Army planning to shorten combat tours

Lolita C. Baldor Associated Press

WASHINGTON –The Bush administration plans to announce next week that U.S. soldiers’ combat tours will be reduced from 15 months to 12 months in Iraq and Afghanistan beginning later this summer.

The decision, expected to get final, formal approval in the days ahead, comes as Gen. David Petraeus, the top U.S. commander in Iraq, prepares to deliver a progress report to Congress next week on the security situation there. He also is expected to make recommendations for future troop levels.

A senior administration official said Friday that plans are to deploy soldiers for 12 months, then give them 12 months at home.

Exactly which units would be affected is not yet clear. The official spoke on condition of anonymity ahead of the announcement.

The move to shorter deployments has been pushed by Gen. George Casey, Army chief of staff, as a way to reduce the strain on troops battered by long and repeated tours in Iraq and Afghanistan. But that goal has been hindered by the ongoing security demands. What the future holds for troops in Iraq will become clearer when Petraeus goes before congressional committees Tuesday.

Petraeus is expected to lay out his proposal for a pause in troop cuts after July when the last of the five additional brigades ordered to Iraq last year have come home. And he will likely tell lawmakers how many more troops could be withdrawn this year, as long as conditions in Iraq remain stable.

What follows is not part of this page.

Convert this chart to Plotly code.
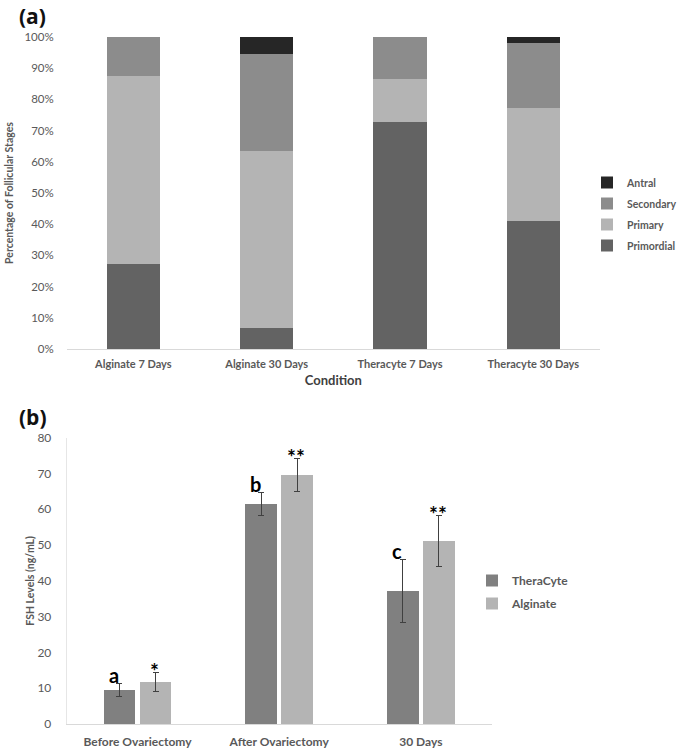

His presentation will include statistics reflecting the reduction in violence over the past seven months, but it will also note the latest spike in fighting in Basra, as Iraqi security forces took on Shiite militias, and the attacks that stretched into Baghdad.

Defense Secretary Robert Gates made the decision to extend deployments to 15 months last year, because that was the only way the Army could provide enough troops for the Bush-ordered military buildup aimed at quelling the violence in Baghdad.

Ever since, Gates, Casey and Adm. Mike Mullen, chairman of the Joint Chiefs of Staff, have said they want to go back to 12-month tours as soon as possible.

There are now 158,000 U.S. troops in Iraq, including 18 combat brigades – down from a peak of 20 brigades for much of the past year. By the end of July, military leaders have said those numbers would fall to 140,000 troops, including 15 combat brigades.

Casey has said he could reduce combat tours if the demands on the Army were cut back to a total of 15 brigades in the war zone. At the end of July there would be 13 in Iraq – along with two Marine units – and two Army brigades in Afghanistan.